-------- Dataset extract --------

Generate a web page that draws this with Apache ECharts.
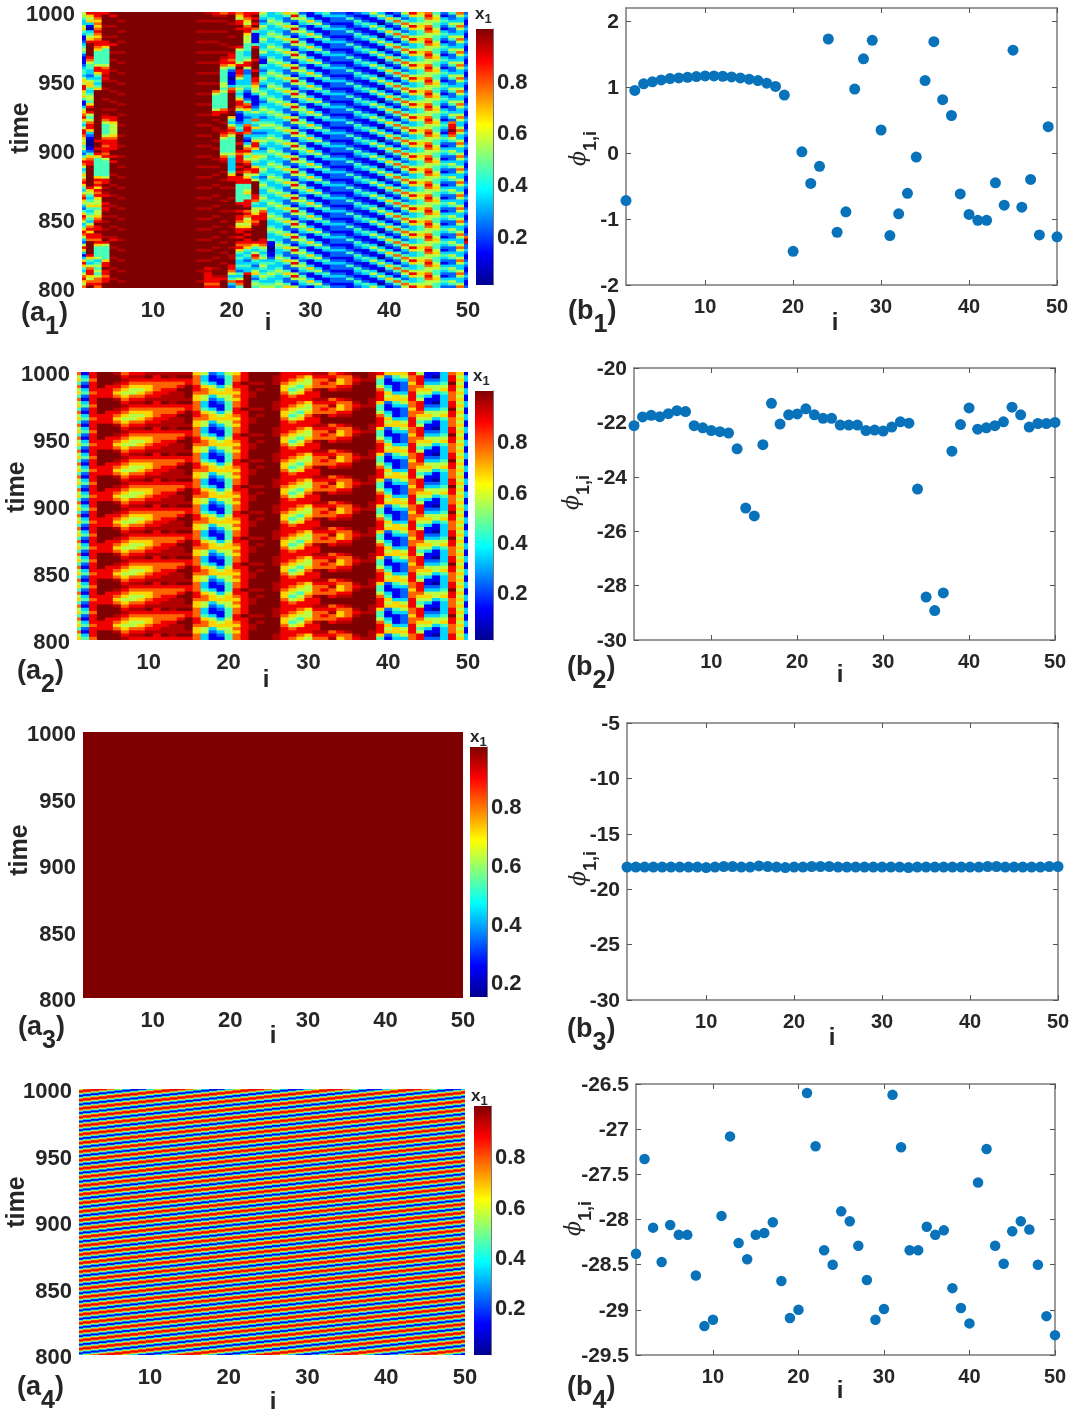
<!DOCTYPE html>
<html><head><meta charset="utf-8">
<style>html,body{margin:0;padding:0;background:#fff}#c{width:1077px;height:1414px}</style>
<script src="https://cdn.jsdelivr.net/npm/echarts@6/dist/echarts.min.js"></script>
</head><body><div id="c"></div>
<script>
// Each heat map: 50 column strings, one digit per time row from the top (0..9 = x/9, a = 0.95).
// A column shorter than the row count holds one period of that column.
const a1Columns = [
"5543356431 1234542111 2344356588 6564113567 8643588765 6453246875 3465786435 7865324687 5346875325 8631368643 578657",
"8656310345 6899999875 4433235664 3455468985 4578863210 0012467889 9999999865 4345643454 3578688799 9998643578 865789",
"8876767876 7887644444 5886434346 9999999999 9999999998 9989864444 4446878687 8655645567 8988988786 4444534545 457787",
"89999a999a 9886444444 5788a8a99a 999a999a9a 8754444578 8788785444 4445889a9a 8998a8a9a9 a99a99a985 4444468898 878899",
"98999a999a 99899a99a9 99a999a999 a999a99a99 8865555678 8889989899 99a999a999 a999a999a9 99a999a899 a999a999a9 99a999",
"999a","9","9","9","9","9","9","9","9","9","999a",
"a99a999a99 9a999a999a 999a999a99 9a999a999a 999a999a99 9a999a999a 999a999a99 9a999a999a 999a999a99 9a999a998a 888878",
"8a9a999a99 9a999a999a 999a999a99 7544444588 9a99aa999a 99a999a99a 99a999a999 a999a999a9 99a999a999 a999a999a9 9a8878",
"7a9a999a99 99a99a9a88 7544444554 5444444789 99a99a8754 4444578a99 9a99a99a99 99a999a999 a999a999a9 99a999a999 9a8999",
"8999a9999a 999a9a8878 6421101137 8999999a99 6435787544 4444543333 3468899a99 9a9999a999 99a999a999 a99aa99887 534732",
"7658898999 9998544445 8988753345 4346887521 1123438999 8998788898 9898884444 4448998988 7568898987 8643433432 435874",
"8876578865 5544433458 8522333343 2112478643 2337887321 3578645789 8756884456 4488897875 6568989887 6434323433 899999",
"8989897411 1148999989 9989988765 5311112353 3743632346 8863465436 8853599999 8874355688 7899999986 4358743235 632454",
"5432354334 5433453211 4323454323 4543234543 2345432345 4323454334 5432345433 4543357888 9999999887 5434534543 454345",
"3345433454 3345433454 3345433454 3345433454 3345433454 3345433454 3345433454 3345433454 3345433411 0011234334 543345",
"43345","64224","58521","24543","11364","31135","43112","23221","23221","12421","21243","31124","53113","35310",
"13642","21474","53247","86335","65445","78755","45654","21343",
"4223542235 4223542235 4223542235 4223542235 4278898754 2235422354 2235422354 2235422354 2235422354 2235422354 223542",
"75335",
"2321123211 2321123211 2321123211 2321123211 2321123211 2321123211 2321123211 2321123211 2321127982 2321123211 232112"
];
const a2Columns = [
"75647564","13421342","88788878","99999888","99998888","a99a8767","78a87656","8a876557","8a876567","a9876678",
"a8877788","a987788a","aa8778aa","a98789aa","a9889999","67778876","53346775","21135663","32113565","54445665",
"67788767","88898888","999a99aa","999a9a99","99999999","9aaa9999","88876678","88765457","87654568","86556788",
"a8777a88","a8787999","78a77899","87668a99","a7778a99","9a8a9999","99a99999","aaa99999","86445788","62113465",
"64311136","65322235","87767788","58887654","11235653","10235531","33345643","78898877","65656565","13311331"
];
const a3Columns = Array.from({length:50},()=>"9");
const a4Columns = [
"5788753113","7887531135","8875311357","8753113578","7531135788","5311357887","3113578875","1135788753","1357887531","3578875311",
"5788753113","7887531135","8875311357","8753113578","7531135788","5311357887","3113578875","1135788753","1357887531","3578875311",
"5788753113","7887531135","8875311357","8753113578","7531135788","5311357887","3113578875","1135788753","1357887531","3578875311",
"5788753113","7887531135","8875311357","8753113578","7531135788","5311357887","3113578875","1135788753","1357887531","3578875311",
"5788753113","7887531135","8875311357","8753113578","7531135788","5311357887","3113578875","1135788753","1357887531","3578875311"
];
const heatRows = [106, 83, 1, 310];

const b1Values = [-0.72,0.95,1.05,1.08,1.11,1.13,1.14,1.15,1.16,1.17,1.17,1.165,1.155,1.14,1.12,1.10,1.06,1.01,0.88,-1.49,0.02,-0.46,-0.2,1.73,-1.2,-0.89,0.97,1.43,1.71,0.35,-1.25,-0.92,-0.61,-0.06,1.10,1.69,0.81,0.57,-0.62,-0.93,-1.02,-1.02,-0.45,-0.79,1.56,-0.82,-0.40,-1.24,0.40,-1.27];
const b2Values = [-22.12,-21.8,-21.74,-21.79,-21.68,-21.57,-21.6,-22.12,-22.2,-22.3,-22.34,-22.39,-22.97,-25.15,-25.44,-22.82,-21.3,-22.06,-21.72,-21.69,-21.5,-21.72,-21.85,-21.85,-22.1,-22.1,-22.1,-22.3,-22.28,-22.32,-22.17,-21.98,-22.03,-24.45,-28.42,-28.92,-28.27,-23.06,-22.08,-21.47,-22.25,-22.2,-22.12,-21.98,-21.44,-21.72,-22.17,-22.04,-22.04,-22.0];
const b3Values = [-18,-18,-18,-18,-18,-18,-18,-18,-18,-18.05,-18,-17.95,-17.95,-18,-18,-17.9,-17.95,-18,-18.05,-18,-18,-17.95,-17.95,-17.95,-18,-18,-18,-18,-18,-18,-18,-18,-18.05,-18,-18,-18,-18,-18,-18,-18,-18,-17.95,-17.95,-18,-18,-18,-18,-18,-17.95,-17.95];
const b4Values = [-28.38,-27.33,-28.09,-28.47,-28.06,-28.17,-28.17,-28.62,-29.18,-29.11,-27.96,-27.08,-28.26,-28.44,-28.17,-28.15,-28.03,-28.68,-29.09,-29.0,-26.6,-27.19,-28.34,-28.5,-27.91,-28.02,-28.29,-28.67,-29.11,-28.99,-26.62,-27.2,-28.34,-28.34,-28.08,-28.17,-28.12,-28.76,-28.98,-29.15,-27.59,-27.22,-28.29,-28.49,-28.13,-28.02,-28.11,-28.5,-29.07,-29.28];

const iTicks = [10,20,30,40,50];
const timeTicks = [800,850,900,950,1000];
const barTicks = [0.2,0.4,0.6,0.8];
const b1Ticks = [-2,-1,0,1,2];
const b2Ticks = [-30,-28,-26,-24,-22,-20];
const b3Ticks = [-30,-25,-20,-15,-10,-5];
const b4Ticks = [-29.5,-29,-28.5,-28,-27.5,-27,-26.5];
const barRanges = [[0.01,1],[0.01,1],[0.15,1],[0.01,1]];
const bRanges = [[-2,2.2],[-30,-20],[-30,-5],[-29.5,-26.5]];

// layout
const heatBoxes = [{l:82,t:12,w:386,h:276},{l:77,t:372,w:391,h:268},{l:83,t:732,w:380,h:266},{l:79,t:1089,w:386,h:266}];
const barBoxes = [{l:476,t:29,w:17,h:256},{l:475,t:391,w:18,h:249},{l:470,t:747,w:17,h:250},{l:474,t:1106,w:17,h:249}];
const scatterBoxes = [{l:626,t:8,w:431,h:277},{l:634,t:368,w:421,h:272},{l:627,t:723,w:431,h:277},{l:636,t:1084,w:419,h:271}];
const dark = '#262626', font = '"Liberation Sans",Arial,sans-serif';

const stops = [[0,[0,0,143]],[0.125,[0,0,255]],[0.375,[0,255,255]],[0.625,[255,255,0]],[0.875,[255,0,0]],[1,[127,0,0]]];
function jet(v){
  for(let k=1;k<stops.length;k++){
    if(v<=stops[k][0]){
      const a=stops[k-1],b=stops[k],f=(v-a[0])/(b[0]-a[0]);
      return 'rgb('+a[1].map((x,n)=>Math.round(x+(b[1][n]-x)*f)).join(',')+')';
    }
  }
  return 'rgb(127,0,0)';
}
const level = ch => ch==='a' ? 0.95 : Math.max(0.01, parseInt(ch,10)/9);

function heatData(columns, rows){
  const out=[], step=200/rows;
  columns.forEach((raw,c)=>{
    const s=raw.replace(/ /g,'');
    for(let r=0;r<rows;r++) out.push([c+1, 1000-r*step, 1000-(r+1)*step, level(s[r%s.length])]);
  });
  return out;
}
function renderCell(params, api){
  const cs=params.coordSys;
  const p0=api.coord([api.value(0)-0.5, api.value(1)]);
  const p1=api.coord([api.value(0)+0.5, api.value(2)]);
  // each cell runs 1px under its right and lower neighbours so no seams show
  const x0=Math.max(cs.x,p0[0]), x1=Math.min(cs.x+cs.width,p1[0]+1);
  const y0=Math.max(cs.y,p0[1]), y1=Math.min(cs.y+cs.height,p1[1]+1);
  return {type:'rect',silent:true,shape:{x:x0,y:y0,width:x1-x0,height:y1-y0},style:{fill:jet(api.value(3))}};
}
function renderBar(params, api){
  const cs=params.coordSys;
  const grad=new echarts.graphic.LinearGradient(0,1,0,0,
    stops.map(s=>({offset:s[0],color:'rgb('+s[1].join(',')+')'})));
  return {type:'rect',silent:true,shape:{x:cs.x,y:cs.y,width:cs.width,height:cs.height},style:{fill:grad}};
}

const grid=[],xAxis=[],yAxis=[],series=[],graphic=[];
const box=b=>({left:b.l,top:b.t,width:b.w,height:b.h,containLabel:false});
const hidden={show:false};
function label(size,extra){return Object.assign({fontFamily:font,fontWeight:'bold',fontSize:size,color:dark},extra||{});}

[a1Columns,a2Columns,a3Columns,a4Columns].forEach((cols,n)=>{
  let g=grid.length; grid.push(box(heatBoxes[n]));
  xAxis.push({gridIndex:g,type:'value',min:1,max:50,splitLine:hidden,axisLine:hidden,
    axisTick:hidden,axisLabel:label(22,{customValues:iTicks,margin:12})});
  yAxis.push({gridIndex:g,type:'value',min:800,max:1000,interval:50,splitLine:hidden,axisLine:hidden,
    axisTick:hidden,axisLabel:label(22,{customValues:timeTicks,margin:7,verticalAlign:'top',lineHeight:6,formatter:v=>String(v)})});
  series.push({type:'custom',xAxisIndex:xAxis.length-1,yAxisIndex:yAxis.length-1,animation:false,silent:true,
    progressive:0,encode:{x:0,y:[1,2]},data:heatData(cols,heatRows[n]),renderItem:renderCell});
  // colour bar
  g=grid.length; grid.push(box(barBoxes[n]));
  xAxis.push({gridIndex:g,type:'value',min:0,max:1,show:false});
  yAxis.push({gridIndex:g,type:'value',position:'right',min:barRanges[n][0],max:barRanges[n][1],splitLine:hidden,
    axisLine:{show:true,onZero:false,lineStyle:{color:'#777',width:1}},
    axisTick:{show:true,inside:true,length:3,lineStyle:{color:'#333'},customValues:barTicks},
    axisLabel:label(22,{customValues:barTicks,margin:4,verticalAlign:'top',lineHeight:4,formatter:v=>v.toFixed(1)})});
  series.push({type:'custom',xAxisIndex:xAxis.length-1,yAxisIndex:yAxis.length-1,animation:false,silent:true,
    encode:{x:0,y:1},data:[[0.5,barRanges[n][0]]],renderItem:renderBar});
});

[b1Values,b2Values,b3Values,b4Values].forEach((vals,n)=>{
  const yt=[b1Ticks,b2Ticks,b3Ticks,b4Ticks][n], r=bRanges[n], g=grid.length;
  grid.push(box(scatterBoxes[n]));
  const line={show:true,onZero:false,lineStyle:{color:'#7a7a7a',width:1.5}};
  const tick=v=>({show:true,inside:true,length:5,lineStyle:{color:'#555',width:1},customValues:v});
  xAxis.push({gridIndex:g,type:'value',min:1,max:50,splitLine:hidden,axisLine:line,axisTick:tick(iTicks),
    axisLabel:label(20,{customValues:iTicks,margin:12})});
  const xi=xAxis.length-1;
  xAxis.push({gridIndex:g,type:'value',position:'top',min:1,max:50,splitLine:hidden,axisLine:line,axisTick:tick(iTicks),axisLabel:hidden});
  yAxis.push({gridIndex:g,type:'value',min:r[0],max:r[1],splitLine:hidden,axisLine:line,axisTick:tick(yt),
    axisLabel:label(21,{customValues:yt,margin:7,verticalAlign:'top',lineHeight:2})});
  const yi=yAxis.length-1;
  yAxis.push({gridIndex:g,type:'value',position:'right',min:r[0],max:r[1],splitLine:hidden,axisLine:line,axisTick:tick(yt),axisLabel:hidden});
  series.push({type:'scatter',xAxisIndex:xi,yAxisIndex:yi,clip:false,animation:false,symbolSize:n===3?10.5:11,
    itemStyle:{color:'#0872BA',opacity:1},data:vals.map((v,k)=>[k+1,v])});
});

function txt(x,y,text,size,rot,style){
  graphic.push({type:'text',x:x,y:y,rotation:rot||0,silent:true,
    style:Object.assign({text:text,fontFamily:font,fontWeight:'bold',fontSize:size,fill:dark,align:'center',verticalAlign:'middle'},style||{})});
}
const panelRich={m:{fontFamily:font,fontWeight:'bold',fontSize:27,fill:dark,lineHeight:28,verticalAlign:'top'},
                 s:{fontFamily:font,fontWeight:'bold',fontSize:25,fill:dark,lineHeight:40,verticalAlign:'bottom'}};
[[21,300,'a',1],[17,658,'a',2],[18,1014,'a',3],[17,1374,'a',4],[568,298,'b',1],[567,654,'b',2],[567,1016,'b',3],[567,1374,'b',4]].forEach(p=>{
  graphic.push({type:'text',x:p[0],y:p[1],silent:true,style:{text:'{m|('+p[2]+'}{s|'+p[3]+'}{m|)}',rich:panelRich,align:'left',verticalAlign:'top'}});
});
const xRich={m:{fontFamily:font,fontWeight:'bold',fontSize:17,fill:dark,lineHeight:16,verticalAlign:'top'},
             s:{fontFamily:font,fontWeight:'bold',fontSize:13,fill:dark,lineHeight:20,verticalAlign:'bottom'}};
[[475,6],[473,368],[470,729],[471,1088]].forEach(p=>{
  graphic.push({type:'text',x:p[0],y:p[1],silent:true,style:{text:'{m|x}{s|1}',rich:xRich,align:'left',verticalAlign:'top'}});
});
[[21,128],[17,487],[20,850],[17,1202]].forEach(p=>txt(p[0],p[1],'time',25,Math.PI/2));
[[268,323],[266,680],[273,1036],[273,1402],[835,323],[840,675],[832,1038],[840,1391]].forEach(p=>txt(p[0],p[1],'i',24));
const phiRich={m:{fontFamily:'"DejaVu Serif",serif',fontStyle:'italic',fontSize:22,fill:dark,lineHeight:22,verticalAlign:'top'},
               s:{fontFamily:font,fontWeight:'bold',fontSize:18,fill:dark,lineHeight:32,verticalAlign:'bottom'}};
[[568,166],[561,510],[568,886],[563,1236]].forEach(p=>{
  graphic.push({type:'text',x:p[0],y:p[1],rotation:Math.PI/2,silent:true,style:{text:'{m|ϕ}{s|1,i}',rich:phiRich,align:'left',verticalAlign:'top'}});
});

const chart=echarts.init(document.getElementById('c'),null,{renderer:'canvas',width:1077,height:1414});
chart.setOption({animation:false,backgroundColor:'#fff',tooltip:{show:false},grid,xAxis,yAxis,series,graphic});
</script></body></html>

--------

§ **Work instructions**
Report the number of lines containing the string "that" and add nothing to it.

§ **Finished task**
2